Where CT's program compares to neighboring states
Senior tuition waivers exist in most states with public community colleges, and Connecticut sits in the middle of the regional spectrum:
- Massachusetts waives tuition at age 60 and covers credit and audit equally.
- Maryland waives at age 60 with no income cap, covering credit and audit.
- New Jersey waives at age 65 but covers credit enrollment, not just audit — making it the most generous for credentials.
- New York CUNY at age 60 is audit-only, structurally similar to CT.
- Virginia at age 60 covers audit free; credit enrollment requires income below ~$29k.
If you're a Connecticut resident curious about credit-bearing community college, you'd pay regular CT State tuition (which is among the lower in the region); the senior waiver is specifically for audit. If credentials matter and you have flexibility, MA or NJ may have better economics depending on age.
How to actually enroll
The process is shorter than most people expect:
- Pick a CT State campus. Browse all 12 former-college campuses to compare locations, course offerings, and term schedules.
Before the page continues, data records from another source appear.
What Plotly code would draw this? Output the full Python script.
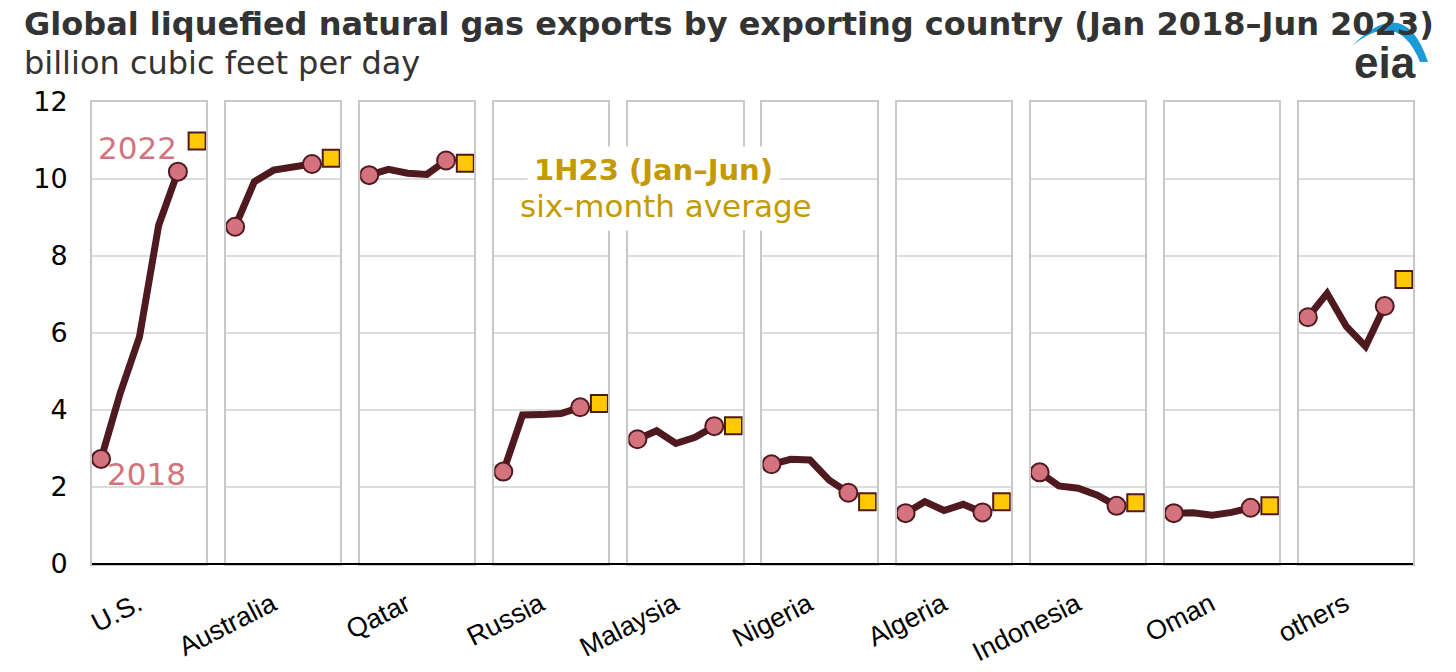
from plotly.subplots import make_subplots
import plotly.graph_objects as go

# --------------------- Data (billion cubic feet per day)
countries = ['U.S.', 'Australia', 'Qatar', 'Russia', 'Malaysia',
             'Nigeria', 'Algeria', 'Indonesia', 'Oman', 'others']
years = ['2018', '2019', '2020', '2021', '2022']

us = [2.73, 4.44, 5.90, 8.80, 10.19]
australia = [8.76, 9.93, 10.23, 10.32, 10.39]
qatar = [10.10, 10.25, 10.15, 10.12, 10.48]
russia = [2.40, 3.87, 3.88, 3.91, 4.07]
malaysia = [3.24, 3.46, 3.13, 3.29, 3.58]
nigeria = [2.59, 2.72, 2.70, 2.18, 1.85]
algeria = [1.32, 1.62, 1.39, 1.55, 1.34]
indonesia = [2.38, 2.03, 1.97, 1.79, 1.51]
oman = [1.32, 1.33, 1.27, 1.34, 1.46]
others = [6.41, 7.03, 6.17, 5.65, 6.70]

annual = [us, australia, qatar, russia, malaysia,
          nigeria, algeria, indonesia, oman, others]

# 1H23 (Jan-Jun) six-month average
h1_2023 = [10.99, 10.54, 10.41, 4.17, 3.59, 1.62, 1.62, 1.59, 1.51, 7.39]

# --------------------- Styles
line_color = '#4f1a1f'
pink = '#d4737e'
gold_fill = '#ffc800'
gold_text = '#c49a00'
panel_color = '#c8c8c8'
grid_color = '#dcdcdc'

n = len(countries)
gap = 0.0151

fig = make_subplots(rows=1, cols=n, shared_yaxes=True, horizontal_spacing=gap)

pos = list(range(len(years)))

for i in range(n):
    col = i + 1
    vals = annual[i]

    # Annual line
    fig.add_trace(go.Scatter(x=pos, y=vals, mode='lines',
                             line=dict(color=line_color, width=7),
                             hoverinfo='skip', showlegend=False),
                  row=1, col=col)

    # Circles at first and last year
    fig.add_trace(go.Scatter(x=[pos[0], pos[-1]], y=[vals[0], vals[-1]],
                             mode='markers',
                             marker=dict(symbol='circle', size=18, color=pink,
                                         line=dict(color=line_color, width=2)),
                             text=[years[0], years[-1]],
                             hovertemplate=countries[i] + ' %{text}: %{y}<extra></extra>',
                             showlegend=False),
                  row=1, col=col)

    # 1H23 square
    fig.add_trace(go.Scatter(x=[len(years)], y=[h1_2023[i]], mode='markers',
                             marker=dict(symbol='square', size=17, color=gold_fill,
                                         line=dict(color=line_color, width=2)),
                             hovertemplate=countries[i] + ' 1H23: %{y}<extra></extra>',
                             showlegend=False),
                  row=1, col=col)

    fig.update_xaxes(range=[-0.47, len(years) + 0.47],
                     tickvals=[2.5], ticktext=[countries[i]],
                     tickangle=-27, ticks='', ticklabelstandoff=12,
                     ticklabelshift=-11,
                     tickfont=dict(family='Liberation Sans', size=27, color='#000000'),
                     showgrid=False, zeroline=False, automargin=False,
                     showline=True, mirror=True, linecolor=panel_color, linewidth=2,
                     fixedrange=True, row=1, col=col)
    fig.update_yaxes(range=[0, 12], dtick=2, automargin=False,
                     showgrid=True, gridcolor=grid_color, gridwidth=1.5,
                     zeroline=False, showline=True, mirror=True,
                     linecolor=panel_color, linewidth=2,
                     fixedrange=True, row=1, col=col)

fig.update_yaxes(tickfont=dict(family='DejaVu Sans', size=27, color='#000000'),
                 ticks='', ticklabelstandoff=17, row=1, col=1)

# Black baseline across all panels
fig.add_shape(type='line', xref='paper', yref='paper', x0=0, x1=1, y0=0, y1=0,
              line=dict(color='#000000', width=2))


# Plot area on screen is 92..1413 x 102..564 px
def px_to_paper(px, py):
    return (px - 92) / 1321, (564 - py) / 462


# Year labels on the U.S. panel
fig.add_annotation(x=1.92, y=10.8, xref='x', yref='y', text='2022', showarrow=False,
                   font=dict(family='DejaVu Sans', size=31, color=pink))
fig.add_annotation(x=2.34, y=2.34, xref='x', yref='y', text='2018', showarrow=False,
                   font=dict(family='DejaVu Sans', size=31, color=pink))

# 1H23 label (two lines, white background)
ax, ay = px_to_paper(666, 206)
fig.add_annotation(x=ax, y=ay, xref='paper', yref='paper',
                   xanchor='center', yanchor='middle',
                   text='six-month average',
                   showarrow=False, bgcolor='#ffffff', borderpad=6,
                   font=dict(family='DejaVu Sans', size=31, color=gold_text))
bx, by = px_to_paper(653, 170)
fig.add_annotation(x=bx, y=by, xref='paper', yref='paper',
                   xanchor='center', yanchor='middle',
                   text='<b>1H23 (Jan–Jun)</b>',
                   showarrow=False, bgcolor='#ffffff', borderpad=6,
                   font=dict(family='DejaVu Sans', size=29, color=gold_text))

# Title and subtitle
tx, ty = px_to_paper(22, 24)
fig.add_annotation(x=tx, y=ty, xref='paper', yref='paper',
                   xanchor='left', yanchor='middle', showarrow=False,
                   text='<b>Global liquefied natural gas exports by exporting country (Jan 2018–Jun 2023)</b>',
                   font=dict(family='DejaVu Sans', size=32, color='#333333'))
sx, sy = px_to_paper(22, 63)
fig.add_annotation(x=sx, y=sy, xref='paper', yref='paper',
                   xanchor='left', yanchor='middle', showarrow=False,
                   text='billion cubic feet per day',
                   font=dict(family='DejaVu Sans', size=32, color='#333333'))

# EIA logo
arc = [(1352, 46), (1405, -8), (1428, 62), (1420, 62), (1398, 8), (1352, 46)]
p = [px_to_paper(a, b) for a, b in arc]
path = ('M {} {} Q {} {} {} {} L {} {} Q {} {} {} {} Z'
        .format(p[0][0], p[0][1], p[1][0], p[1][1], p[2][0], p[2][1],
                p[3][0], p[3][1], p[4][0], p[4][1], p[5][0], p[5][1]))
fig.add_shape(type='path', xref='paper', yref='paper', path=path,
              fillcolor='#1d9bd7', line=dict(width=0))
lx, ly = px_to_paper(1385, 62)
fig.add_annotation(x=lx, y=ly, xref='paper', yref='paper', text='<b>eia</b>',
                   xanchor='center', yanchor='middle', showarrow=False,
                   font=dict(family='Liberation Sans', size=44, color='#333333'))

# The page body adds an 8 px offset, so margins are set 8 px smaller on top/left
fig.update_layout(width=1456, height=672,
                  margin=dict(l=84, r=51, t=94, b=116),
                  plot_bgcolor='#ffffff', paper_bgcolor='#ffffff',
                  showlegend=False)

fig.write_html("out.html")
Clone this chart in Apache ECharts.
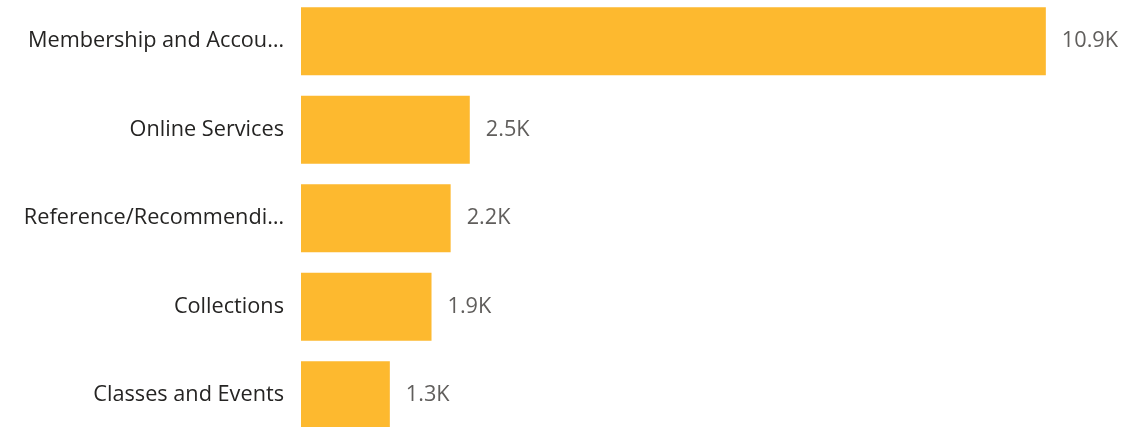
<!DOCTYPE html>
<html><head><meta charset="utf-8">
<script src="https://cdn.jsdelivr.net/npm/echarts@6/dist/echarts.min.js"></script>
<style>html,body{margin:0;padding:0;background:#fff}#c{width:1148px;height:427px}</style>
</head><body><div id="c"></div>
<script>
const categories = ["Membership and Accounts", "Online Services", "Reference/Recommending Materials", "Collections", "Classes and Events"];
const values = [10900, 2470, 2190, 1910, 1300];

const chart = echarts.init(document.getElementById('c'), null, {renderer: 'canvas'});
chart.setOption({
  animation: false,
  grid: {left: 301, width: 820, top: -3, height: 442.5, containLabel: false, outerBoundsMode: 'none'},
  xAxis: {type: 'value', min: 0, max: 12000, show: false},
  yAxis: {
    type: 'category', data: categories, inverse: true,
    axisLine: {show: false}, axisTick: {show: false},
    axisLabel: {
      color: '#252423', fontSize: 21.7, fontFamily: 'Open Sans', margin: 17,
      width: 266, overflow: 'truncate', ellipsis: '…'
    }
  },
  series: [{
    type: 'bar', data: values, barCategoryGap: '23%',
    itemStyle: {color: '#FDB92F'},
    label: {
      show: true, position: 'right', distance: 16,
      color: '#605E5C', fontSize: 21.7, fontFamily: 'Open Sans',
      formatter: p => (p.value / 1000).toFixed(1) + 'K'
    }
  }]
});
</script></body></html>
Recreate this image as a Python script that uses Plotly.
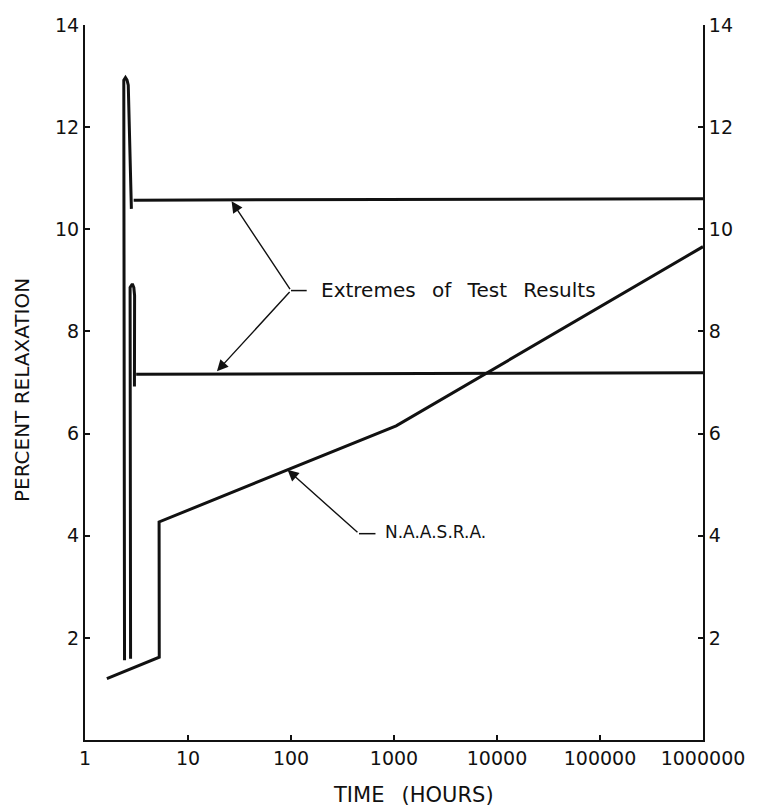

- Apply as a non-degree senior auditor. CT State has a streamlined non-degree application — typically online, no transcripts required, completed once. Mention you're applying under CGS § 10a-27 for senior audit.
- Provide proof of CT residency and age when prompted. Driver's license or state ID usually suffices.
- Wait for senior registration to open. Each campus publishes the senior registration date for upcoming terms.
- Pick courses with backups. Have a first choice and at least one fallback. Popular gen-eds may be closed by the time your window opens. Search CT State courses across all campuses to see current sections and seats.
- Pay any remaining fees. Tuition is zero. Mandatory student fees and course materials are still on you.
Community College Path indexes course offerings across all 12 CT State campuses. Search for a section or browse a campus catalog to see what's running this term.
The bottom line
Connecticut's senior tuition waiver under § 10a-27 is a real benefit with a specific scope: audit-only enrollment at any CT State campus, free of tuition, on a space-available basis for residents 62+. It's the right program if you want structured learning without a credential. It's the wrong program if you want credits toward a degree — for that, regular CT State tuition (or out-of-state alternatives in MA/MD/NJ) is the path.
For audit, CT State's unified system is one of the simpler ways to navigate a senior-waiver program in the region. Apply as non-degree, register after matriculated students, and plan around fees and materials — those don't go to zero, but tuition does.
Either way, the registrar at the CT State campus closest to you is the right first contact. They'll confirm section availability, walk you through one-time residency-and-age verification, and tell you exactly when senior registration opens for the term you want.